Request :: Without including any images, repeat the data exactly.

Given information ::
:::

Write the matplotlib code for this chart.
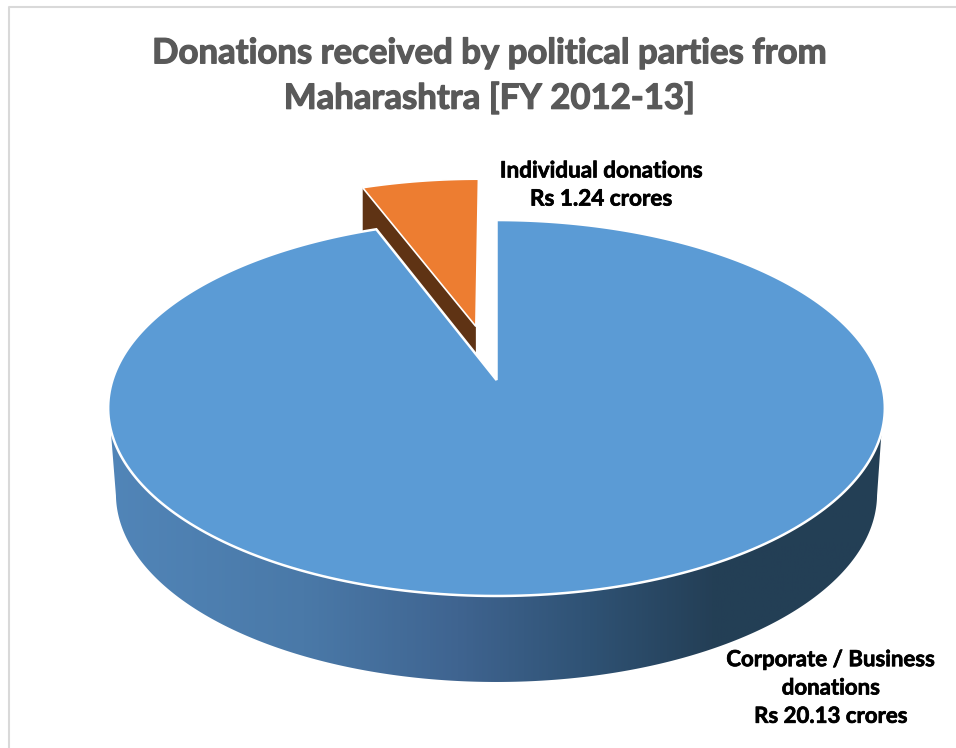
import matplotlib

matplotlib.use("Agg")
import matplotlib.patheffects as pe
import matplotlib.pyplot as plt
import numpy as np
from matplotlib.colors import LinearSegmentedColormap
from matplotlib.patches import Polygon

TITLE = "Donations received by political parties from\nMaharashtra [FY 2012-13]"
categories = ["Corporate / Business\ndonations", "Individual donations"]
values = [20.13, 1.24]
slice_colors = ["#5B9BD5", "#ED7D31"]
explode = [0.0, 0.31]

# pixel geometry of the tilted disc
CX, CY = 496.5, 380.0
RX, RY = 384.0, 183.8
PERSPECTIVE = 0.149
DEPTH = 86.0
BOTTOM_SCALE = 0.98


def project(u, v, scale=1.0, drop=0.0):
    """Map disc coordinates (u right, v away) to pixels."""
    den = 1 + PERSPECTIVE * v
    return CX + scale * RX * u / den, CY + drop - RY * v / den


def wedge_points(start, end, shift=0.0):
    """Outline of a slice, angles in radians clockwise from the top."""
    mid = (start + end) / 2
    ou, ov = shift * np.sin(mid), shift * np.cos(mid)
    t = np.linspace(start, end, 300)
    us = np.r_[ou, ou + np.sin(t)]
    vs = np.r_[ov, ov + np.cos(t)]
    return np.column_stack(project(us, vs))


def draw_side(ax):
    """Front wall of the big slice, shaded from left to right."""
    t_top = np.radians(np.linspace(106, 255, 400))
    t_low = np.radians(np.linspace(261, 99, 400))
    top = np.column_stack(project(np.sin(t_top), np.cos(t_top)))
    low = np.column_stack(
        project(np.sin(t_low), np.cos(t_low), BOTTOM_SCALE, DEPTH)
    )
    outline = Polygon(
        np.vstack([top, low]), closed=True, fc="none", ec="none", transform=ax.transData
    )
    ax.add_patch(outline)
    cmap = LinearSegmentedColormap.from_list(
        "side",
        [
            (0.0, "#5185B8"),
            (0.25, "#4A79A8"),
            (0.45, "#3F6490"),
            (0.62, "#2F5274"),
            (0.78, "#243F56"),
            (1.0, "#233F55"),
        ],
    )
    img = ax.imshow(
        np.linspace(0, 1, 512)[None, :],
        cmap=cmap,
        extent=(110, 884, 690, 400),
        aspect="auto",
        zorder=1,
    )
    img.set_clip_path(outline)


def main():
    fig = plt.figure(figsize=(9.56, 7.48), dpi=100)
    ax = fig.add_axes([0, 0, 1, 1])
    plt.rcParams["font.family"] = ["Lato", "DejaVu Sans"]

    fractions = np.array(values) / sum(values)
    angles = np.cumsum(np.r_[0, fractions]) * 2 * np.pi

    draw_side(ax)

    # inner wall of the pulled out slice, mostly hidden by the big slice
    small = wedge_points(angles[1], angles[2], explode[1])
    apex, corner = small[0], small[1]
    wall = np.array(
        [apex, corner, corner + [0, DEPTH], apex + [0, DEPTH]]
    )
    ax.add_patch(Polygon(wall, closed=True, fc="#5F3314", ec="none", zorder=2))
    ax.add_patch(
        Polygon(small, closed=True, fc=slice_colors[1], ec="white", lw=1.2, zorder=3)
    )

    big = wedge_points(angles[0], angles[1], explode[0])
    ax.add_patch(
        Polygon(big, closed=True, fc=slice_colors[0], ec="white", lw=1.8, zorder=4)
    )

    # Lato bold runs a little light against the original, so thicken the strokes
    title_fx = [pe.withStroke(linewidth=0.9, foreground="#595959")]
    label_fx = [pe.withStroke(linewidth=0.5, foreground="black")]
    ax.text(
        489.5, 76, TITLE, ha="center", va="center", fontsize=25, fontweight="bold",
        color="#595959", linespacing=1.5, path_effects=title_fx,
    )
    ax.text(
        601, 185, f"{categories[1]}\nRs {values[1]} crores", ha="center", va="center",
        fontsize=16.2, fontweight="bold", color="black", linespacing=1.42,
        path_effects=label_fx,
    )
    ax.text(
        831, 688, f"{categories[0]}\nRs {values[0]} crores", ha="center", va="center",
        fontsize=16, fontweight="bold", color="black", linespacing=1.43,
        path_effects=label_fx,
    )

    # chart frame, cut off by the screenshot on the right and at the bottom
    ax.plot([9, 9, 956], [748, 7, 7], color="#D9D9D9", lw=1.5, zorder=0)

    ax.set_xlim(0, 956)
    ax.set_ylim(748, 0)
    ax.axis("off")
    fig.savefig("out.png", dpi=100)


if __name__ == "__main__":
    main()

:::

Task solution ::
Write the matplotlib code for this chart.
import matplotlib

matplotlib.use("Agg")
import matplotlib.patheffects as pe
import matplotlib.pyplot as plt
import numpy as np
from matplotlib.colors import LinearSegmentedColormap
from matplotlib.patches import Polygon

TITLE = "Donations received by political parties from\nMaharashtra [FY 2012-13]"
categories = ["Corporate / Business\ndonations", "Individual donations"]
values = [20.13, 1.24]
slice_colors = ["#5B9BD5", "#ED7D31"]
explode = [0.0, 0.31]

# pixel geometry of the tilted disc
CX, CY = 496.5, 380.0
RX, RY = 384.0, 183.8
PERSPECTIVE = 0.149
DEPTH = 86.0
BOTTOM_SCALE = 0.98


def project(u, v, scale=1.0, drop=0.0):
    """Map disc coordinates (u right, v away) to pixels."""
    den = 1 + PERSPECTIVE * v
    return CX + scale * RX * u / den, CY + drop - RY * v / den


def wedge_points(start, end, shift=0.0):
    """Outline of a slice, angles in radians clockwise from the top."""
    mid = (start + end) / 2
    ou, ov = shift * np.sin(mid), shift * np.cos(mid)
    t = np.linspace(start, end, 300)
    us = np.r_[ou, ou + np.sin(t)]
    vs = np.r_[ov, ov + np.cos(t)]
    return np.column_stack(project(us, vs))


def draw_side(ax):
    """Front wall of the big slice, shaded from left to right."""
    t_top = np.radians(np.linspace(106, 255, 400))
    t_low = np.radians(np.linspace(261, 99, 400))
    top = np.column_stack(project(np.sin(t_top), np.cos(t_top)))
    low = np.column_stack(
        project(np.sin(t_low), np.cos(t_low), BOTTOM_SCALE, DEPTH)
    )
    outline = Polygon(
        np.vstack([top, low]), closed=True, fc="none", ec="none", transform=ax.transData
    )
    ax.add_patch(outline)
    cmap = LinearSegmentedColormap.from_list(
        "side",
        [
            (0.0, "#5185B8"),
            (0.25, "#4A79A8"),
            (0.45, "#3F6490"),
            (0.62, "#2F5274"),
            (0.78, "#243F56"),
            (1.0, "#233F55"),
        ],
    )
    img = ax.imshow(
        np.linspace(0, 1, 512)[None, :],
        cmap=cmap,
        extent=(110, 884, 690, 400),
        aspect="auto",
        zorder=1,
    )
    img.set_clip_path(outline)


def main():
    fig = plt.figure(figsize=(9.56, 7.48), dpi=100)
    ax = fig.add_axes([0, 0, 1, 1])
    plt.rcParams["font.family"] = ["Lato", "DejaVu Sans"]

    fractions = np.array(values) / sum(values)
    angles = np.cumsum(np.r_[0, fractions]) * 2 * np.pi

    draw_side(ax)

    # inner wall of the pulled out slice, mostly hidden by the big slice
    small = wedge_points(angles[1], angles[2], explode[1])
    apex, corner = small[0], small[1]
    wall = np.array(
        [apex, corner, corner + [0, DEPTH], apex + [0, DEPTH]]
    )
    ax.add_patch(Polygon(wall, closed=True, fc="#5F3314", ec="none", zorder=2))
    ax.add_patch(
        Polygon(small, closed=True, fc=slice_colors[1], ec="white", lw=1.2, zorder=3)
    )

    big = wedge_points(angles[0], angles[1], explode[0])
    ax.add_patch(
        Polygon(big, closed=True, fc=slice_colors[0], ec="white", lw=1.8, zorder=4)
    )

    # Lato bold runs a little light against the original, so thicken the strokes
    title_fx = [pe.withStroke(linewidth=0.9, foreground="#595959")]
    label_fx = [pe.withStroke(linewidth=0.5, foreground="black")]
    ax.text(
        489.5, 76, TITLE, ha="center", va="center", fontsize=25, fontweight="bold",
        color="#595959", linespacing=1.5, path_effects=title_fx,
    )
    ax.text(
        601, 185, f"{categories[1]}\nRs {values[1]} crores", ha="center", va="center",
        fontsize=16.2, fontweight="bold", color="black", linespacing=1.42,
        path_effects=label_fx,
    )
    ax.text(
        831, 688, f"{categories[0]}\nRs {values[0]} crores", ha="center", va="center",
        fontsize=16, fontweight="bold", color="black", linespacing=1.43,
        path_effects=label_fx,
    )

    # chart frame, cut off by the screenshot on the right and at the bottom
    ax.plot([9, 9, 956], [748, 7, 7], color="#D9D9D9", lw=1.5, zorder=0)

    ax.set_xlim(0, 956)
    ax.set_ylim(748, 0)
    ax.axis("off")
    fig.savefig("out.png", dpi=100)


if __name__ == "__main__":
    main()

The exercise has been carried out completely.